A pista de Shanghai, na China, será o palco do milésimo GP. |
Independente de quem
vença a corrida, a torcida de todos é por uma grande prova, com muitos duelos,
brigas por posições, e um grande show, como já foram outras provas centenárias.
A pista é boa, e no Bahrein as novas regras técnicas ajudaram os pilotos a
batalharem com mais facilidade pelas posições na pista, sem sofrerem tanta
turbulência aerodinâmica quanto nos últimos anos. Com um pelotão intermediário
onde as brigas prometem correr soltas, uma Ferrari que pinta como possível
grande favorita, mas com a Mercedes pronta para aproveitar as oportunidades que
surgirem, além de uma Red Bull procurando chegar mais perto, temos boas chances
de vermos uma corrida de entusiasmar. Que as expectativas possam se confirmar,
e a F-1 comemore dignamente a sua milésima corrida.
E, a partir daí,
começa a contagem regressiva rumo ao 2.000º GP...

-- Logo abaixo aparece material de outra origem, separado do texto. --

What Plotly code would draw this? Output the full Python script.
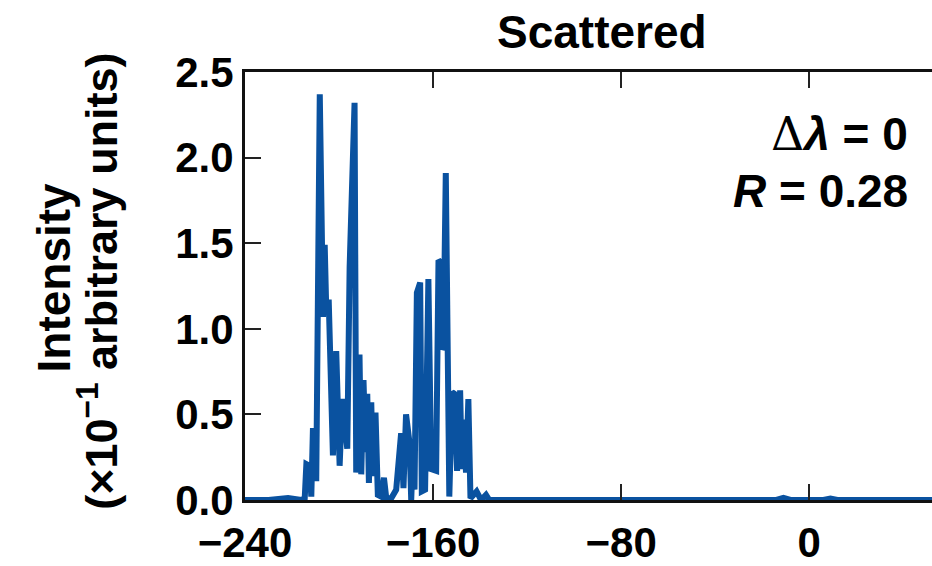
import plotly.graph_objects as go

# Spectrum
x_vals = [-240, -230, -221.7, -216, -214.6, -213.9, -212.5, -211.8, -211.1, -209.7,
          -208.2, -206.8, -206.1, -205.4, -204.4, -202.6, -201.2, -199.75, -198.6,
          -197.6, -196.5, -195.5, -193.4, -192.7, -191.3, -190.55, -189.6, -188.7,
          -188.0, -187.3, -186.3, -185.6, -184.5, -183.5, -182.1, -180.9, -179.9,
          -177.8, -175.7, -173.6, -172.6, -171.5, -170.0, -169.3, -168.6, -167.9,
          -166.9, -165.5, -164.8, -163.4, -162.0, -160.8, -159.4, -158.7, -157.7,
          -156.9, -156.3, -155.6, -154.6, -153.8, -153.1, -151.9, -150.9, -149.8,
          -148.5, -147.8, -147.0, -146.0, -145.0, -144.1, -142.45, -141.5, -139.6,
          -137.5, -136.1, -120, -60, -14, -11, -8, 6, 9, 12, 30, 55]
y_vals = [0.0, 0.0, 0.012, 0.0, 0.01, 0.21, 0.2, 0.02, 0.42, 0.11,
          2.37, 1.07, 1.49, 1.09, 1.17, 0.26, 0.87, 0.2, 0.59,
          0.41, 0.3, 1.36, 2.32, 0.16, 0.85, 0.15, 0.7, 0.28,
          0.62, 0.1, 0.57, 0.14, 0.51, 0.03, 0.02, 0.13, 0.01,
          0.01, 0.06, 0.39, 0.07, 0.5, 0.33, 0.0, 0.27, 0.06,
          1.21, 1.27, 0.05, 0.06, 1.29, 0.18, 0.17, 0.17, 1.40,
          1.39, 0.88, 0.9, 1.91, 0.6, 0.02, 0.63, 0.62, 0.17,
          0.64, 0.18, 0.47, 0.16, 0.59, 0.01, 0.04, 0.05, 0.0,
          0.03, 0.0, 0.0, 0.0, 0.0, 0.012, 0.0, 0.0, 0.008, 0.0, 0.0, 0.0]

x_ticks = [-240, -160, -80, 0]
y_ticks = [0.0, 0.5, 1.0, 1.5, 2.0, 2.5]
y_tick_text = ["0.0", "0.5", "1.0", "1.5", "2.0", "2.5"]

FONT = "Liberation Sans"
LINE = "#0a52a0"

fig = go.Figure()
fig.add_trace(go.Scatter(x=x_vals, y=y_vals, mode="lines",
                         line=dict(color=LINE, width=6), showlegend=False))

fig.update_layout(
    width=932, height=566,
    margin=dict(l=245, r=0, t=72, b=61),
    plot_bgcolor="white", paper_bgcolor="white",
    font=dict(family=FONT, size=42, color="black", weight="bold"),
    xaxis=dict(range=[-240, 52.2], tickvals=x_ticks, ticks="inside", ticklen=16,
               tickwidth=2, tickcolor="#222", showline=True, linecolor="#111",
               linewidth=3, mirror="ticks", showgrid=False, zeroline=False,
               ticklabelstandoff=4,
               tickfont=dict(family=FONT, size=42, weight="bold")),
    yaxis=dict(range=[0, 2.5], tickvals=y_ticks, ticktext=y_tick_text,
               ticks="inside", ticklen=16, tickwidth=2, tickcolor="#222",
               showline=True, linecolor="#111", linewidth=3, showgrid=False,
               zeroline=False, tickfont=dict(family=FONT, size=42, weight="bold")),
)

fig.add_annotation(text="Scattered", xref="paper", yref="paper",
                   x=0.52, y=1, yanchor="middle", yshift=40, showarrow=False,
                   font=dict(family=FONT, size=46, weight="bold"))
fig.add_annotation(text="Intensity",
                   xref="paper", yref="paper", x=(54 - 245) / 687, y=0.52,
                   xanchor="center", yanchor="middle", textangle=-90,
                   showarrow=False, font=dict(family=FONT, size=46, weight="bold"))
fig.add_annotation(text="(×10<sup>−1</sup> arbitrary units)",
                   xref="paper", yref="paper", x=(98 - 245) / 687, y=0.51,
                   xanchor="center", yanchor="middle", textangle=-90,
                   showarrow=False, font=dict(family=FONT, size=45, weight="bold"))
fig.add_annotation(text="<span style=\"font-family:'DejaVu Serif';font-weight:normal\">Δ</span><i>λ</i> = 0",
                   xref="paper", yref="paper",
                   x=0.968, y=0.855, xanchor="right", yanchor="middle",
                   showarrow=False, font=dict(family=FONT, size=46, weight="bold"))
fig.add_annotation(text="<i>R</i> = 0.28", xref="paper", yref="paper",
                   x=0.968, y=0.723, xanchor="right", yanchor="middle",
                   showarrow=False, font=dict(family=FONT, size=46, weight="bold"))

fig.write_html("out.html")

A F-E chega à Europa para dar
seguimento ao seu campeonato, e a primeira parada é Roma, a capital da Itália.
O canal pago FoxSports 2 começa a transmissão da etapa a partir das 9:45 Hrs.

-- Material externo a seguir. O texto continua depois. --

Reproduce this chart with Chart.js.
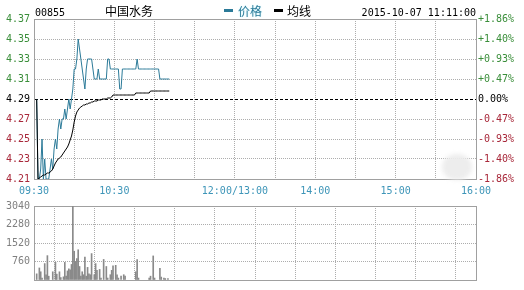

da manhã deste sábado, com um apanhado geral dos treinos livres e da classificação,
para depois entrar com a corrida ao vivo. A competição segue sem um favorito
destacado, e o português Antonio Félix da Costa, da BMW Andretti, defende a
liderança da competição com 62 pontos, apenas 1 a mais que o belga Jerôme
D’Ambrosio, da Mahindra. Um pouco mais atrás, mas com os líderes em sua alça de
mira, estão o francês Jean-Éric Vergne, da Techeetah, o atual campeão da
categoria; o inglês Sam Bird, da Virgin; e o brasileiro Lucas Di Grassi, da
Audi ABT. Até agora, nenhum piloto conseguiu vencer mais de uma corrida na
temporada. Será que a escrita será quebrada em Roma? Ou será que poderemos ter
mais um vencedor na temporada? Pelo que se viu até agora, tudo pode acontecer
na pista, e quanto mais gente disputando as primeiras colocações, melhor.